Lawsuits are already challenging the legality of the executive orders. The City of Baltimore and three other groups have filed suit to challenge their constitutionality, and have requested injunctive and declaratory relief.[3] The plaintiffs argue that EO 14173 violates the First Amendment because the threat of civil compliance investigations restricts protected speech. The plaintiffs also argue that EO 14173 violates the Due Process Clause because it fails to adequately define what constitutes “illegal” DEI policies that determine whether entities could be subject to civil investigations or other enforcement actions.

Similar efforts to curb DEI policies have faced legal challenges. At the end of President Trump’s first term, he issued EO 13950, which sought to prohibit federal contractors from promoting “divisive concepts” in workplace diversity trainings. Federal contract and grant recipients challenged the order, claiming that it violated the First Amendment by restricting speech and raised due process concerns due to the vagueness regarding the type of workplace training that would be prohibited. In Santa Cruz Lesbian & Gay Cmty. Ctr. v. Trump, 508 F. Supp. 3d 521, the Northern District of California granted an injunction, holding that plaintiffs were likely to prevail on their First Amendment and due process challenges. Ultimately, President Joe Biden’s administration revoked EO 13950, mooting the lawsuit. In Honeyfund.com Inc. v. Governor, State of Fla., 94 F.4th 1272, the Eleventh Circuit also recently affirmed a lower court’s decision enjoining Florida’s “Stop W.O.K.E. Act,” which banned certain mandatory workplace trainings relating to race, color, sex or national origin. The Eleventh Circuit found that the purpose of the law was to restrict speech, not discriminatory conduct, and that the plaintiffs established a likelihood of success on the First Amendment claims.

Here, the Trump administration appears mindful of the possibility of First Amendment challenges. EO 14173 claims that it does not prevent federal contractors “from engaging in First Amended-protected speech.” And, unlike prior efforts to eliminate DEI in the workplace, it does not target specific types of diversity training programs (which are more likely to be characterized as protected speech) and focuses on enforcing federal anti-discrimination laws. EO 14173, however, remains vague about what DEI policies are “illegal” and that vagueness could present a challenge under the Due Process Clause. Moreover, efforts by the Trump administration to broadly declare all DEI policies illegal, not just those that involve preferences in hiring, are susceptible to First Amendment challenges.[4]

Recommendations

In response to the executive orders, federal contractors should work with counsel to evaluate current DEI policies, monitor legal challenges and enforcement actions and seek advice of counsel/guidance from contracting officers.

If courts grant an injunction, federal contractors may have additional time to consider any changes to current DEI policies. They should also consider the risks of other forms of legal action that may continue notwithstanding an injunction, including non-FCA civil enforcement actions, shareholder liability suits, actions for breach of contract and loss of future contracting opportunities.

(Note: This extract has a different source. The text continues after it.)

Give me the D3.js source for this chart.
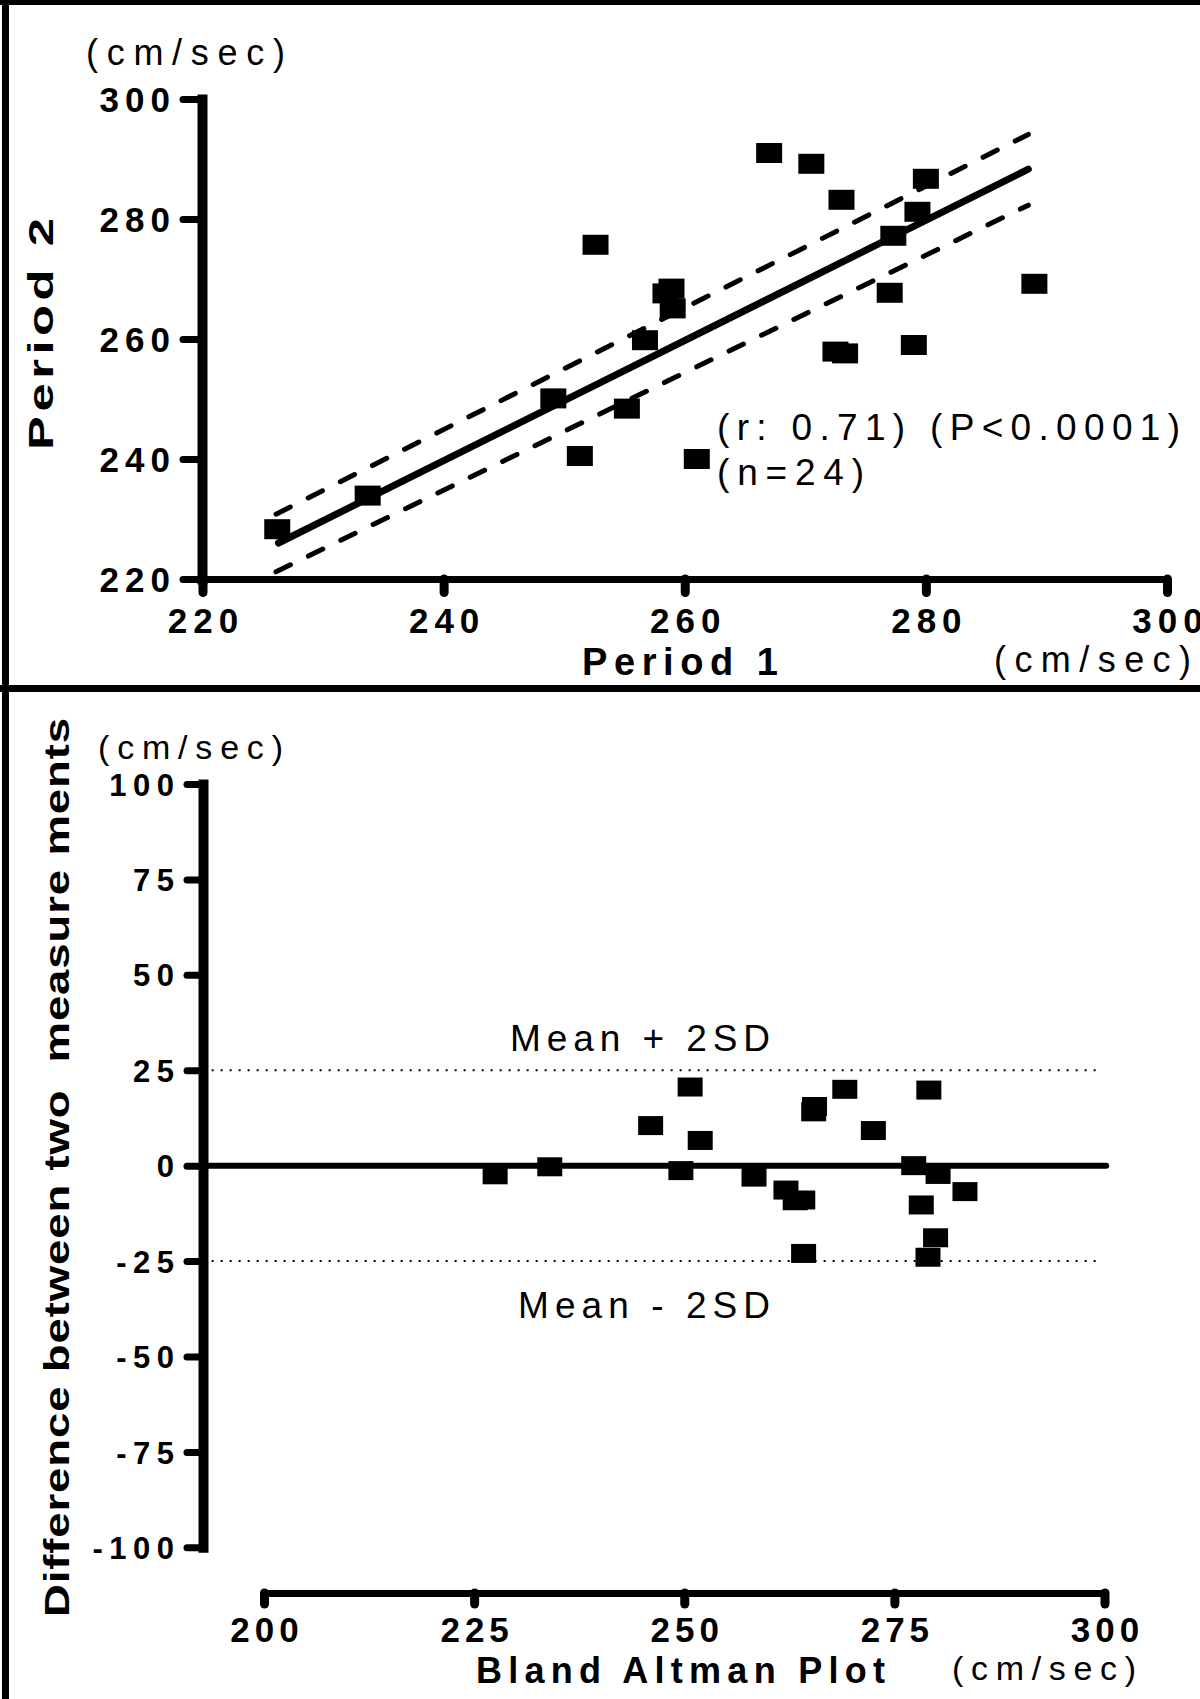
<!DOCTYPE html>
<html><head><meta charset="utf-8">
<script src="https://cdn.jsdelivr.net/npm/d3@7"></script>
<style>
body{margin:0;background:#fff}
svg{display:block;background:#fff}
text{font-family:"Liberation Sans",Arial,Helvetica,sans-serif;fill:#000}
</style>
</head><body>
<svg id="c" width="1200" height="1699"></svg>
<script>
// ---------- DATA ----------
// Top panel: Period 1 vs Period 2 (cm/sec)
const period1 = [226.2, 233.7, 249.1, 251.3, 252.6, 255.2, 256.7, 258.4, 258.9, 259.0, 261.0, 267.0, 270.5, 273.0, 272.5, 273.3, 277.0, 277.3, 279.0, 279.3, 280.0, 289.0];
const period2 = [228.3, 233.9, 250.1, 240.5, 275.7, 248.4, 259.8, 267.6, 268.4, 265.1, 240.0, 291.0, 289.2, 283.2, 257.9, 257.6, 267.7, 277.2, 259.0, 281.2, 286.7, 269.2];
const regLine   = [[226.3, 226.0], [288.5, 288.3]];
const upperBand = [[226.1, 230.8], [288.5, 294.1]];
const lowerBand = [[226.1, 221.2], [288.5, 282.3]];
const topTicks  = [220, 240, 260, 280, 300];
const statLines = ["(r: 0.71) (P<0.0001)", "(n=24)"];

// Bottom panel: Bland Altman plot
const baMean = [227.5, 234.0, 246.0, 250.7, 251.9, 249.6, 258.3, 262.1, 263.2, 264.1, 264.2, 265.5, 265.4, 269.1, 272.5, 277.3, 278.2, 280.2, 279.1, 279.9, 279.0, 283.4];
const baDiff = [-2.4, -0.3, 10.5, 20.6, 6.6, -1.3, -3.0, -6.4, -9.2, -9.0, -23.0, 15.5, 14.1, 20.0, 9.2, 0.0, -10.3, -2.3, 19.8, -18.9, -24.0, -6.8];
const baYTicks = [-100, -75, -50, -25, 0, 25, 50, 75, 100];
const baXTicks = [200, 225, 250, 275, 300];
const baMeanDiff = 0;
const baLimits = [25, -25];
const baLimitLabels = ["Mean + 2SD", "Mean - 2SD"];
const baLineExtent = [192.7, 300.2];
const baLimitExtent = [192.7, 299.2];

// ---------- DRAWING ----------
const W = 1200, H = 1699;
const svg = d3.select("#c");

// frame
svg.append("line").attr("x1", 0).attr("x2", W).attr("y1", 2.5).attr("y2", 2.5).attr("stroke", "#000").attr("stroke-width", 5);
svg.append("line").attr("x1", 5.5).attr("x2", 5.5).attr("y1", 0).attr("y2", H).attr("stroke", "#000").attr("stroke-width", 7);
svg.append("line").attr("x1", 0).attr("x2", W).attr("y1", 688.5).attr("y2", 688.5).attr("stroke", "#000").attr("stroke-width", 7);

function styleAxis(g, o) {
  g.attr("font-size", null).attr("font-family", null);
  g.select(".domain").attr("stroke", "#000").attr("stroke-width", o.domainW).attr("stroke-linecap", "square");
  g.selectAll(".tick line").attr("stroke", "#000").attr("stroke-width", o.tickW).attr("stroke-linecap", "round");
  const t = g.selectAll(".tick text")
    .style("font-size", o.fs + "px").style("font-weight", "bold").style("letter-spacing", o.ls + "px");
  Object.entries(o.attrs).forEach(([k, v]) => t.attr(k, v));
}

function label(txt, x, y, fs, weight, len, anchor, rot, stretch) {
  const s = stretch || 1;
  const t = svg.append("text")
    .attr("transform", rot ? `translate(${x},${y}) rotate(-90) scale(${s},1)` : null)
    .attr("x", rot ? 0 : x).attr("y", rot ? 0 : y)
    .attr("text-anchor", anchor || "start")
    .style("font-size", fs + "px").style("font-weight", weight)
    .style("white-space", "pre")
    .attr("textLength", len / s).attr("lengthAdjust", "spacing")
    .text(txt);
  return t;
}

// ----- top panel -----
const xT = d3.scaleLinear().domain([220, 300]).range([202.5, 1167]);
const yT = d3.scaleLinear().domain([220, 300]).range([579, 99]);

const gyT = svg.append("g").attr("transform", "translate(202,0)")
  .call(d3.axisLeft(yT).tickValues(topTicks).tickSize(19).tickSizeOuter(0).tickFormat(d => String(d)));
styleAxis(gyT, {domainW: 10, tickW: 7, fs: 35, ls: 6, attrs: {x: -32, dx: 6, dy: "0.36em"}});

const gxT = svg.append("g").attr("transform", "translate(0,579)")
  .call(d3.axisBottom(xT).tickValues(topTicks).tickSize(13.5).tickSizeOuter(0).tickFormat(d => String(d)));
styleAxis(gxT, {domainW: 7, tickW: 9, fs: 35, ls: 6, attrs: {y: 54, dy: 0, dx: 3}});

const lineT = d3.line().x(d => xT(d[0])).y(d => yT(d[1]));
svg.append("path").attr("d", lineT(upperBand)).attr("fill", "none").attr("stroke", "#000")
  .attr("stroke-width", 5).attr("stroke-dasharray", "16,20").attr("stroke-linecap", "round");
svg.append("path").attr("d", lineT(lowerBand)).attr("fill", "none").attr("stroke", "#000")
  .attr("stroke-width", 5).attr("stroke-dasharray", "16,20").attr("stroke-linecap", "round");
svg.append("path").attr("d", lineT(regLine)).attr("fill", "none").attr("stroke", "#000")
  .attr("stroke-width", 7).attr("stroke-linecap", "round");

svg.append("g").selectAll("rect").data(period1.map((v, i) => [v, period2[i]])).join("rect")
  .attr("x", d => xT(d[0]) - 13).attr("y", d => yT(d[1]) - 10)
  .attr("width", 26).attr("height", 20).attr("fill", "#000");

label("(cm/sec)", 86, 65, 36, "normal", 199);
label("Period 2", 53, 334, 35, "bold", 232, "middle", true, 1.45);
label("Period 1", 582, 675, 38, "bold", 196);
label("(cm/sec)", 994, 672, 36, "normal", 197);
label(statLines[0], 717, 440, 37, "normal", 463);
label(statLines[1], 717, 485, 37, "normal", 147);

// ----- bottom panel -----
const xB = d3.scaleLinear().domain([200, 300]).range([264, 1104.5]);
const yB = d3.scaleLinear().domain([-100, 100]).range([1547.3, 784]);

const gyB = svg.append("g").attr("transform", "translate(203,0)")
  .call(d3.axisLeft(yB).tickValues(baYTicks).tickSize(16).tickSizeOuter(0).tickFormat(d => String(d)));
styleAxis(gyB, {domainW: 10, tickW: 7, fs: 31, ls: 6.5, attrs: {x: -29, dx: 6.5, dy: "0.36em"}});

const gxB = svg.append("g").attr("transform", "translate(0,1593)")
  .call(d3.axisBottom(xB).tickValues(baXTicks).tickSize(11).tickSizeOuter(0).tickFormat(d => String(d)));
styleAxis(gxB, {domainW: 7, tickW: 9, fs: 35, ls: 5, attrs: {y: 49, dy: 0, dx: 2.5}});

// limits of agreement (dotted)
svg.append("g").selectAll("line").data(baLimits).join("line")
  .attr("x1", xB(baLimitExtent[0])).attr("x2", xB(baLimitExtent[1]))
  .attr("y1", d => yB(d)).attr("y2", d => yB(d))
  .attr("stroke", "#000").attr("stroke-width", 2).attr("stroke-dasharray", "2,7");
// mean difference line
svg.append("line")
  .attr("x1", xB(baLineExtent[0])).attr("x2", xB(baLineExtent[1]))
  .attr("y1", yB(baMeanDiff)).attr("y2", yB(baMeanDiff))
  .attr("stroke", "#000").attr("stroke-width", 6).attr("stroke-linecap", "round");

svg.append("g").selectAll("rect").data(baMean.map((v, i) => [v, baDiff[i]])).join("rect")
  .attr("x", d => xB(d[0]) - 12.5).attr("y", d => yB(d[1]) - 9.5)
  .attr("width", 25).attr("height", 19).attr("fill", "#000");

label("(cm/sec)", 98, 759, 34, "normal", 185);
label(baLimitLabels[0], 510, 1051, 37, "normal", 260);
label(baLimitLabels[1], 518, 1318, 37, "normal", 252);
label("Difference between two  measure ments", 69, 1167.5, 35, "bold", 899, "middle", true, 1.3);
label("Bland Altman Plot", 476, 1683, 36, "bold", 409);
label("(cm/sec)", 952, 1680, 34, "normal", 184);
</script>
</body></html>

[1] EO 11246 is codified in Title 41 of the Code of Federal Regulations, Parts 60-1 and 60-2, and is implemented through FAR 52.222-23, FAR 52.222-24, FAR 52.222-25, FAR 52.222-26, and FAR 52.222-27.

[2] Notice-and-comment rulemaking requires federal agencies to first publish a proposed rule and provide the public with an opportunity to submit written comments. Once the public comments are closed, agencies must consider the public comments and develop the regulatory text accompanied by a response to all significant issues raised in the comments.

[3] See Nat’l Assoc. of Diversity Officers in Higher Ed. V. Trump, No. 1:25-cv-00333-ABA (D. Md.).

[4] In an early indication that the Trump administration intends to target DEI policies more broadly, the Federal Communications Commission (“FCC”) has already announced an investigation into Comcast and NBCUniversal. The FCC’s letter cites, as a basis for launching its investigation, statements by Comcast that DEI is “a core value of our business” and DEI trainings for Comcast’s leadership team.